For the very wealthy, inter vivos transfers can be made of a substantial portion
of their personal worth without affecting lifestyles and the ability to provide
for health care and other needs. However, for small business owners, if
substantial inter vivos transfers are made, they may have to give up their
financial independence, which they have worked so hard to achieve, as well as
their ability to maintain their lifestyles and provide for their health care
needs. The Estate Tax System Suffers from Numerous Technical Flaws There are
many flaws in inequities in the estate tax system. As pointed out in the report
of the Joint Economic Committee dated December, 1998 (THE ECONOMICS OF THE
ESTATE TAX), the existence of the estate tax prompts a multitude of inter vivos
transactions designed to minimize or to avoid estate tax liabilities -- not
usually available to the small business owner. In addition, many economic
distortions result from the estate tax. Transactions that make little economic
sense are often contrived to avoid estate taxation. Transactions that make good
economic sense are often quashed because of estate tax implications. The
Internal Revenue Service, in its infinite wisdom often presume tax avoidance in
inter family transactions where none was intended. The effect of this is often
that transactions among family members are more heavily taxed that similar
transactions among unrelated parties. Finally, the income and estate tax systems
do not work in harmony with each other. These disparities result in transactions
that are often treated inconsistently for income and estate tax purposes.
Although tax avoidance opportunities may arise from such disparities, many
economic distortions arise as well. These concerns can be exemplified as
follows: A successful company that sells electronic components has recently made
a transition to Internet based sales. This was done as a result of the ingenuity
of the younger executives. One of these executives is the son of the current
owner and the other is unrelated. The current owner wishes to keep the younger
executives with the company by giving them an economic stake. Eventually, it is
hoped the younger executives will acquire ownership of the company.

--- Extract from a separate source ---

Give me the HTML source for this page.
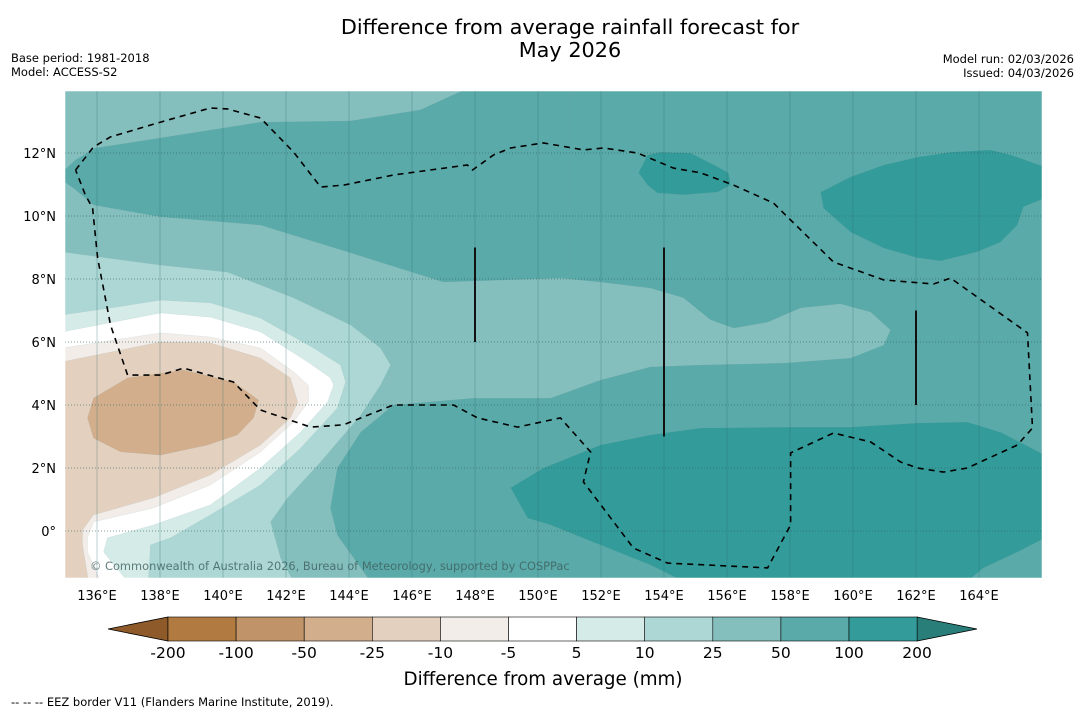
<!DOCTYPE html>
<html><head><meta charset="utf-8"><style>
html,body{margin:0;padding:0;background:#fff;}
svg{display:block;font-family:"DejaVu Sans","Liberation Sans",sans-serif;}
</style></head><body>
<svg id="chart" width="1085" height="713" viewBox="0 0 1085 713" xmlns="http://www.w3.org/2000/svg">
<text x="570" y="34" font-size="20.8" text-anchor="middle" fill="#000">Difference from average rainfall forecast for</text>
<text x="570" y="57" font-size="20.8" text-anchor="middle" fill="#000">May 2026</text>
<text x="11" y="62" font-size="11.5">Base period: 1981-2018</text>
<text x="11" y="76" font-size="11.5">Model: ACCESS-S2</text>
<text x="1074" y="63" font-size="11.5" text-anchor="end">Model run: 02/03/2026</text>
<text x="1074" y="77" font-size="11.5" text-anchor="end">Issued: 04/03/2026</text>
<defs><clipPath id="mapclip"><rect x="65" y="91" width="977" height="487"/></clipPath></defs>
<g id="map" clip-path="url(#mapclip)"></g>
<g id="axes"></g>
<g id="cbar"></g>
<text x="543" y="685" font-size="18.3" text-anchor="middle">Difference from average (mm)</text>
<text x="11" y="706" font-size="11.5">--  --  -- EEZ border V11 (Flanders Marine Institute, 2019).</text>
</svg>
<script>
const lonTicks=[136,138,140,142,144,146,148,150,152,154,156,158,160,162,164];
const latTicks=[0,2,4,6,8,10,12];
const cbarLevels=["-200","-100","-50","-25","-10","-5","5","10","25","50","100","200"];
const cbarColors=["#b07a41","#c09468","#d2ae8c","#e4d0bf","#f2ede8","#ffffff","#d5ebe8","#acd7d5","#84bfbe","#5aaaa9","#339b99"];
const contourLevels=["25-50","50-100","10-25","5-10","-5-5","-10--5","-25--10","-50--25","100-200a","100-200b","100-200c"];
const contourFill=["#84bfbe","#5aaaa9","#acd7d5","#d5ebe8","#ffffff","#f2ede8","#e4d0bf","#d2ae8c","#339b99","#339b99","#339b99"];
const contour25=[[134.9,14.1],[150.71,14.1],[150.71,8.03],[151.98,7.9],[153.57,7.71],[154.62,7.4],[155.48,6.7],[156.21,6.44],[157.29,6.63],[158.33,7.08],[159.6,7.21],[160.56,6.95],[161.19,6.38],[160.97,5.9],[159.92,5.49],[157.79,5.33],[155.16,5.27],[153.57,5.21],[151.98,4.79],[150.4,4.22],[147.95,4.22],[145.41,4.0],[144.37,3.14],[143.63,2.0],[143.41,0.73],[143.63,-0.13],[144.37,-1.17],[144.68,-1.6],[134.9,-1.6]];
const contour50=[[134.9,11.4],[135.32,11.78],[135.95,12.16],[138.02,12.48],[141.19,12.98],[144.05,13.02],[146.27,13.37],[147.86,14.1],[151,14.1],[151,8.03],[150.71,8.03],[147.0,7.9],[143.95,8.86],[141.19,9.71],[138.02,9.97],[135.89,10.35],[135.25,10.89],[134.9,11.13]];
const contour10=[[134.9,8.86],[138.02,8.44],[140.14,8.22],[142.24,7.4],[144.05,6.54],[145.0,5.81],[145.32,5.27],[145.0,4.63],[144.37,3.68],[143.1,2.19],[142.05,1.05],[141.51,0.29],[141.83,-0.86],[142.24,-1.6],[134.9,-1.6]];
const contour5=[[134.9,6.86],[136.43,7.08],[138.02,7.33],[139.6,7.24],[141.19,6.76],[142.87,5.81],[143.73,5.27],[143.89,4.73],[143.63,3.9],[142.46,2.63],[141.19,1.46],[139.6,0.51],[138.33,-0.22],[137.7,-0.44],[137.63,-1.6],[134.9,-1.6]];
const contour0=[[134.9,6.32],[138.02,6.92],[139.6,6.79],[141.19,6.32],[142.68,5.37],[143.41,4.86],[143.51,4.63],[143.32,4.1],[142.46,3.14],[141.19,2.0],[139.6,0.83],[137.79,0.19],[136.33,-0.22],[136.21,-0.67],[136.97,-1.6],[134.9,-1.6]];
const contourM5=[[134.9,5.81],[138.02,6.29],[139.6,6.16],[141.19,5.81],[142.24,5.05],[142.71,4.63],[142.71,4.1],[142.24,3.46],[141.19,2.51],[139.6,1.46],[137.79,0.73],[135.89,0.29],[135.7,-0.22],[135.7,-0.67],[136.11,-1.6],[134.9,-1.6]];
const contourM10=[[134.9,5.37],[138.02,6.0],[139.6,5.97],[141.19,5.49],[142.14,4.86],[142.37,4.1],[142.14,3.59],[141.19,2.73],[139.6,1.78],[137.79,1.05],[135.89,0.51],[135.54,0.03],[135.54,-0.44],[135.73,-1.6],[134.9,-1.6]];
const contourM25=[[135.89,4.22],[136.97,4.86],[138.75,5.11],[140.33,4.73],[141.13,4.16],[140.97,3.59],[140.46,3.05],[139.51,2.73],[138.02,2.41],[136.75,2.51],[135.89,2.95],[135.7,3.59]];
const contour100a=[[153.19,11.37],[153.48,11.94],[153.89,12.03],[154.84,12.0],[155.48,11.68],[156.05,11.37],[156.11,10.98],[155.7,10.76],[154.62,10.67],[153.79,10.73],[153.48,10.98]];
const contour100b=[[158.97,10.76],[159.92,11.24],[160.97,11.62],[162.05,11.87],[163.1,12.03],[164.37,12.1],[165.0,11.94],[166.1,11.56],[166.1,10.57],[165.41,10.29],[165.22,9.71],[164.68,9.17],[163.95,8.86],[162.78,8.57],[162.05,8.67],[160.97,8.98],[159.92,9.49],[159.06,10.25]];
const contour100c=[[149.13,1.37],[150.17,2.0],[151.98,2.73],[153.57,3.05],[155.16,3.27],[157.79,3.3],[159.92,3.3],[162.05,3.43],[163.63,3.46],[164.68,3.14],[166.1,2.41],[166.1,-0.22],[165.22,-0.67],[164.14,-1.17],[163.63,-1.6],[154.62,-1.6],[153.57,-1.08],[150.4,0.19],[149.67,0.41]];
const eezBorder=[[135.32,11.46],[135.89,12.19],[136.43,12.51],[138.02,12.98],[139.6,13.43],[140.14,13.4],[141.19,13.11],[142.24,12.03],[143.1,10.92],[143.83,10.98],[145.41,11.3],[147.76,11.62],[147.92,11.46],[148.59,11.94],[149.13,12.16],[150.17,12.32],[151.44,12.1],[152.08,12.16],[153.16,12.0],[154.3,11.52],[155.16,11.37],[156.21,10.98],[157.48,10.41],[157.79,10.1],[159.38,8.54],[160.97,7.97],[162.56,7.84],[163.1,8.03],[165.54,6.29],[165.7,3.27],[165.22,2.73],[163.63,2.0],[162.87,1.87],[162.05,2.0],[161.51,2.19],[160.56,2.83],[159.38,3.11],[158.02,2.48],[158.02,1.46],[158.02,0.19],[157.29,-1.17],[154.11,-1.02],[153.03,-0.54],[151.44,1.56],[151.67,2.51],[150.71,3.59],[149.35,3.3],[148.08,3.59],[147.32,4.0],[145.41,4.0],[143.83,3.37],[142.78,3.3],[141.19,3.84],[140.33,4.73],[138.75,5.17],[138.02,4.95],[136.97,4.95],[136.43,6.54],[136.02,8.67],[135.86,10.25],[135.63,10.67],[135.32,11.46]];
const dateLines=[[148,9,6],[154,9,3],[162,7,4]];

const NS="http://www.w3.org/2000/svg";
const X=lon=>97+(lon-136)*31.5;
const Y=lat=>531-lat*31.5;
function mk(tag,attrs,parent){const e=document.createElementNS(NS,tag);for(const k in attrs)e.setAttribute(k,attrs[k]);parent.appendChild(e);return e;}
const map=document.getElementById('map'),axes=document.getElementById('axes'),cbar=document.getElementById('cbar');
const bg=mk('rect',{x:65,y:91,width:977,height:487,fill:'#5aaaa9'},map);


const polys=[contour25,contour50,contour10,contour5,contour0,contourM5,contourM10,contourM25,contour100a,contour100b,contour100c];
polys.forEach((p,i)=>{
  const pg=mk('polygon',{points:p.map(q=>X(q[0]).toFixed(1)+','+Y(q[1]).toFixed(1)).join(' '),fill:contourFill[i],stroke:'#8aa',"stroke-width":0.3,"stroke-opacity":0.4},map);
  
  
});
lonTicks.forEach(l=>{
  const ln=mk('line',{x1:X(l),x2:X(l),y1:91,y2:578,stroke:'#2f6f6d',"stroke-width":0.7,"stroke-opacity":0.45},map);
  
  
  const t=mk('text',{x:X(l),y:600,"font-size":13,"text-anchor":"middle"},axes);t.textContent=l+'°E';
  
  
});
latTicks.forEach(l=>{
  const ln=mk('line',{x1:65,x2:1042,y1:Y(l),y2:Y(l),stroke:'#2f5f5d',"stroke-width":1,"stroke-dasharray":"1,2","stroke-opacity":0.6},map);
  
  
  const t=mk('text',{x:56,y:Y(l)+5,"font-size":13,"text-anchor":"end"},axes);t.textContent=l===0?'0°':l+'°N';
  
  
});
const eez=mk('polyline',{points:eezBorder.map(q=>X(q[0]).toFixed(1)+','+Y(q[1]).toFixed(1)).join(' '),fill:'none',stroke:'#000',"stroke-width":1.6,"stroke-dasharray":"6,5"},map);


dateLines.forEach(d=>{
  const ln=mk('line',{x1:X(d[0]),x2:X(d[0]),y1:Y(d[1]),y2:Y(d[2]),stroke:'#111',"stroke-width":2},map);
  
  
});
const cp=mk('text',{x:90,y:570,"font-size":11.4,fill:'#3d5f5e',"fill-opacity":0.8},map);
cp.textContent='© Commonwealth of Australia 2026, Bureau of Meteorology, supported by COSPPac';


const fr=mk('rect',{x:65,y:91,width:977,height:487,fill:'none',stroke:'#fff',"stroke-width":0.5},axes);


const cx0=168,cw=68.1,cy=617,ch=24;
const lt=mk('polygon',{points:`108,629 ${cx0},${cy} ${cx0},${cy+ch}`,fill:'#8e5a2a',stroke:'#000',"stroke-width":0.8},cbar);


const rx=cx0+cw*cbarColors.length;
const rt=mk('polygon',{points:`${rx},${cy} 977,629 ${rx},${cy+ch}`,fill:'#2a7e7a',stroke:'#000',"stroke-width":0.8},cbar);


cbarColors.forEach((c,i)=>{
  const r=mk('rect',{x:cx0+cw*i,y:cy,width:cw,height:ch,fill:c,stroke:'#000',"stroke-width":0.6},cbar);
  
  
});
cbarLevels.forEach((s,i)=>{
  const t=mk('text',{x:cx0+cw*i,y:658,"font-size":15.5,"text-anchor":"middle"},cbar);t.textContent=s;
  
  
});
</script>
</body></html>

I was able
to devise a structure which would allow the younger executives to participate in
the economic growth of the company. However, much to the dismay of my clients,
the transfer to the son is subject to a gift tax even though it is on exactly
the same terms as the transfer to the non-family member. This is a function of
the chapter 14 valuation rules set forth in Section 2701 of the Internal Revenue
Code. Fortunately, practitioners such as myself have devised numerous techniques
to avoid estate taxation. However, these techniques come at great cost to small
businesses. Summary of Position Although I cannot say unequivocally I support
the repeal of the estate tax in its entirety, I believe the
thresholds for its imposition should be greatly increased. I do not believe the
extremely wealthy should be permitted to accumulate wealth generation to
generation without the imposition of estate taxes. These extremely wealthy
families continue to accumulate wealth solely due to the passage of time- even
with the current system of estate taxation. The accumulation of wealth by the
extremely wealthy puts small business at a competitive disadvantage. I may also
pose a significant barrier to entrepreneurial activities that are so fundamental
to our economic system. If successful, the persistent efforts by the Internal
Revenue Service to close so-called "loopholes" will be extremely detrimental to
small businesses unless they are accompanied by measures designed to provide
meaningful relief to small and closely held businesses.